What you need to do:
Each line that holds the word "code" is to be identified and copied.

Material for the task:
■ ■ ■ ■
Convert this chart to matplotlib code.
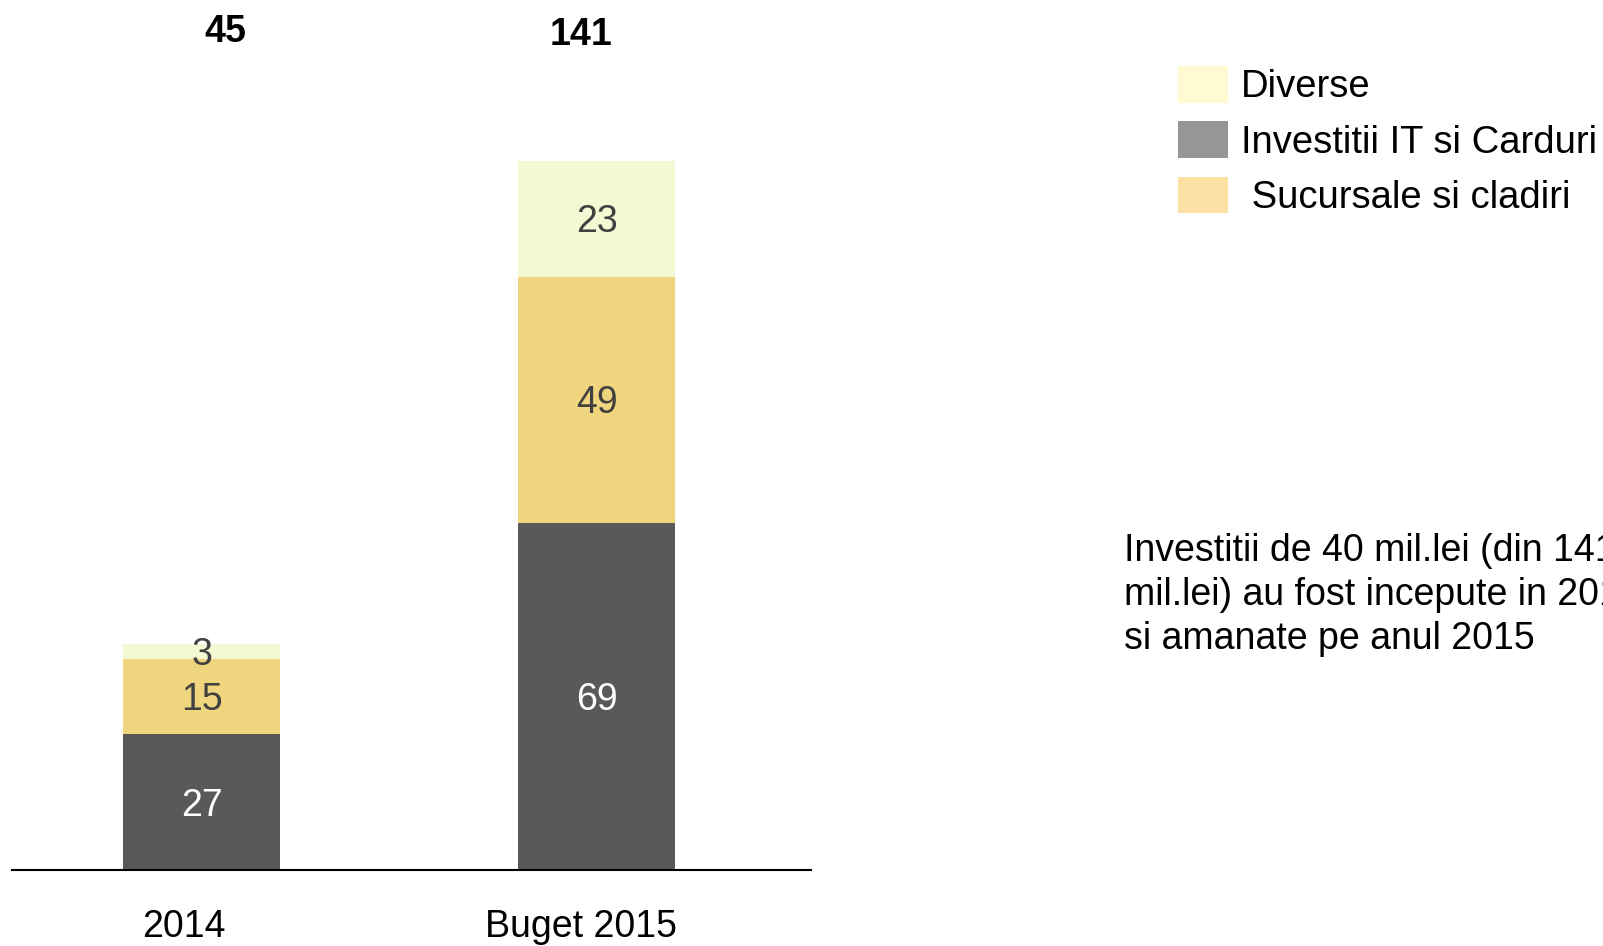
■ ■ ■ ■
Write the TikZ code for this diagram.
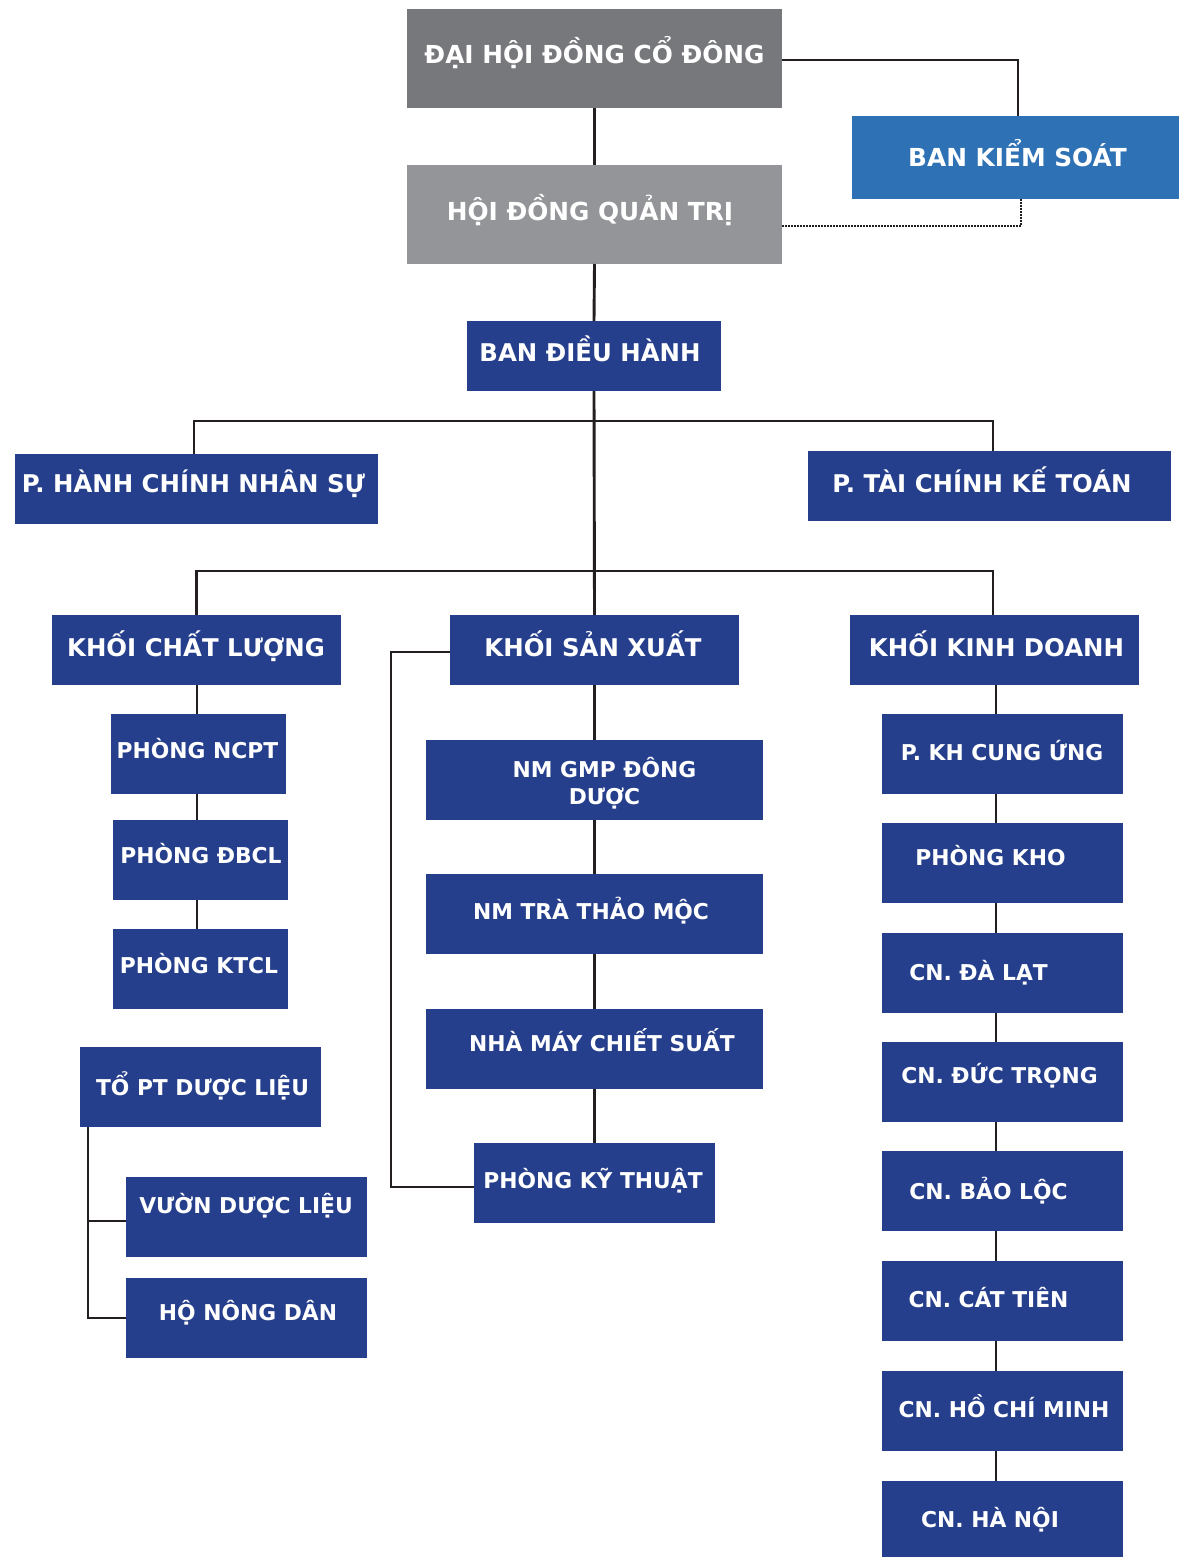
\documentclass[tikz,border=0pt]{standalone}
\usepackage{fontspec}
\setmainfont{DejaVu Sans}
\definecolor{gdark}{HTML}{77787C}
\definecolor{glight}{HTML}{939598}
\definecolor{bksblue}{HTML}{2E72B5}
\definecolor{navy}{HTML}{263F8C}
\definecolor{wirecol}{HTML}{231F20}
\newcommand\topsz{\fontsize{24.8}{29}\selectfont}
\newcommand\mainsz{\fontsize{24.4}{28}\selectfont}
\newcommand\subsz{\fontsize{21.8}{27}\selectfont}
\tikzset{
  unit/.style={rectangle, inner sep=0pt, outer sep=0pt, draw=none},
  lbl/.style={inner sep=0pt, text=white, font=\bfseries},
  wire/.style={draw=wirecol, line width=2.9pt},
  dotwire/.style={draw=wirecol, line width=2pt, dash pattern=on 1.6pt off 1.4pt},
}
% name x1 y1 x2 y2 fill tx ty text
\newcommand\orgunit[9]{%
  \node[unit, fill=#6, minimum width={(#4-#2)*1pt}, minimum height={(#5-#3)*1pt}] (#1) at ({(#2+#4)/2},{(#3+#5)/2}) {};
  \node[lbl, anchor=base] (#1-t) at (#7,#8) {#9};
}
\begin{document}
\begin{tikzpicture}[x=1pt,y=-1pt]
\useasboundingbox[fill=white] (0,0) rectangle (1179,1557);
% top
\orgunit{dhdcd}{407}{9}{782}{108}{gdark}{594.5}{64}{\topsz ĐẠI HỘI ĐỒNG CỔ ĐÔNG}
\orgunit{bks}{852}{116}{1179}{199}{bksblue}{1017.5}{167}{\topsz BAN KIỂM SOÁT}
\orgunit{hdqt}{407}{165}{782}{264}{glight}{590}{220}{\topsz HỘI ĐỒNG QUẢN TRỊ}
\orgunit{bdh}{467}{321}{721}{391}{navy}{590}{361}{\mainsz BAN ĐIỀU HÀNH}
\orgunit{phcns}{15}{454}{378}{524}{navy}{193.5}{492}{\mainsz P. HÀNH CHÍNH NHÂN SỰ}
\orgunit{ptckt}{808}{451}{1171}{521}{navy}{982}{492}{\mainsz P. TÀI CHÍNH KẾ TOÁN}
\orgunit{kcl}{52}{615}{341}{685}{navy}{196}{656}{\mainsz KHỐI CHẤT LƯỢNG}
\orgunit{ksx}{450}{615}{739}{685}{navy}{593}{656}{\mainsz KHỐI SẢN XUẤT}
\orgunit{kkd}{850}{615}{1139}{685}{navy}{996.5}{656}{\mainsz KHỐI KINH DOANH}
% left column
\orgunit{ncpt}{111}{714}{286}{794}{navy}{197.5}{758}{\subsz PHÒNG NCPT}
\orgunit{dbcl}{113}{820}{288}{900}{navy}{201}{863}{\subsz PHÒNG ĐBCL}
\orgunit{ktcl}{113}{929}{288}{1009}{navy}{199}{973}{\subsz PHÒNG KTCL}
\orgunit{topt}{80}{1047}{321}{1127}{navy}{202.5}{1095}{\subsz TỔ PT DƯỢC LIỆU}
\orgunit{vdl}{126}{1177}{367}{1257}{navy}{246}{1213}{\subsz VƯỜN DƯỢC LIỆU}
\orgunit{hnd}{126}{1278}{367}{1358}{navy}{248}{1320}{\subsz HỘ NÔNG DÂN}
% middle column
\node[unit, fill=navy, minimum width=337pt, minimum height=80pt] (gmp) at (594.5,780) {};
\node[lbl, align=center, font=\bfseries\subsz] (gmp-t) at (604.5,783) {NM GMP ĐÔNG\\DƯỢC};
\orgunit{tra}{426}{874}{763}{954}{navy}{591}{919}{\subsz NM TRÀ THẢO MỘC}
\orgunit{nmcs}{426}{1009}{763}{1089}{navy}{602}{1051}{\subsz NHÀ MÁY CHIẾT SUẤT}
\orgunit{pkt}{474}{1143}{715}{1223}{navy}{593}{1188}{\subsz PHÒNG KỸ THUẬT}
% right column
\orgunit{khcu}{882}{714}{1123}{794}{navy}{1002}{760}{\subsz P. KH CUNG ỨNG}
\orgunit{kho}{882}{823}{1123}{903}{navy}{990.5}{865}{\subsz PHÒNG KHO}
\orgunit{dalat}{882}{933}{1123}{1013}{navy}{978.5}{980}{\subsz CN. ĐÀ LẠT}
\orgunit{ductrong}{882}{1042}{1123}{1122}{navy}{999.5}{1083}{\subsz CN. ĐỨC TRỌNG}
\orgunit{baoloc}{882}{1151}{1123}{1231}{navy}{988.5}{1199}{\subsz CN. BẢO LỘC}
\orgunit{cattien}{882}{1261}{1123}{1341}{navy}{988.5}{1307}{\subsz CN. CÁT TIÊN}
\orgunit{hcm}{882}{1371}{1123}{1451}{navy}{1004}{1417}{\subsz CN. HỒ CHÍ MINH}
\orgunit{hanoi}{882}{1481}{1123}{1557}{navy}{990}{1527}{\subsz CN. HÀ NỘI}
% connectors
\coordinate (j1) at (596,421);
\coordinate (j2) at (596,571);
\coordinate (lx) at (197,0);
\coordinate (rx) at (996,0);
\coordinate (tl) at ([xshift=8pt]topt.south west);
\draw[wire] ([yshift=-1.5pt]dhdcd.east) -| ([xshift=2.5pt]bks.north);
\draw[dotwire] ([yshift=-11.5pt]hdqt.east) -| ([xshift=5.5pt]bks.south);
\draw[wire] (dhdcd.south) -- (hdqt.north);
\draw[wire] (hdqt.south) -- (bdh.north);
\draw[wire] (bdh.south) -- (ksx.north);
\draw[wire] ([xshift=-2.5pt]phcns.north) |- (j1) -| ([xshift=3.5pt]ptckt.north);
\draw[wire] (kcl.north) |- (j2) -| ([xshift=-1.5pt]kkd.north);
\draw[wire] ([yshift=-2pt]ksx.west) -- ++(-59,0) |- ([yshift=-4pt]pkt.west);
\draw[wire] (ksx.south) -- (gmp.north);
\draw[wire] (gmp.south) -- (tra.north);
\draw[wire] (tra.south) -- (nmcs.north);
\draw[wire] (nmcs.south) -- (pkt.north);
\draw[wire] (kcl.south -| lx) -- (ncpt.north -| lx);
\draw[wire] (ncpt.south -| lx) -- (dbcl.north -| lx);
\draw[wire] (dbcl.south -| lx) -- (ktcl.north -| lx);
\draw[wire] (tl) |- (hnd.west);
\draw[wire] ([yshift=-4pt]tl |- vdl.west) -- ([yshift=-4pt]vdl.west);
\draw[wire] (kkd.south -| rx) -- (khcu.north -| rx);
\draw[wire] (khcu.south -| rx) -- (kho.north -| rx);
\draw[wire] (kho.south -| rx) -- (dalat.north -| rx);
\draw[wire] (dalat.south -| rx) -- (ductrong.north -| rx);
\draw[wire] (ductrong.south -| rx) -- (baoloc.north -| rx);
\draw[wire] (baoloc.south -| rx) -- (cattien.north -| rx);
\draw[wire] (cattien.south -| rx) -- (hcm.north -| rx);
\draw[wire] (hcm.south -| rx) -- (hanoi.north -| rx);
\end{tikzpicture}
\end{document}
■ ■ ■ ■
Task result:
Convert this chart to matplotlib code.
Write the TikZ code for this diagram.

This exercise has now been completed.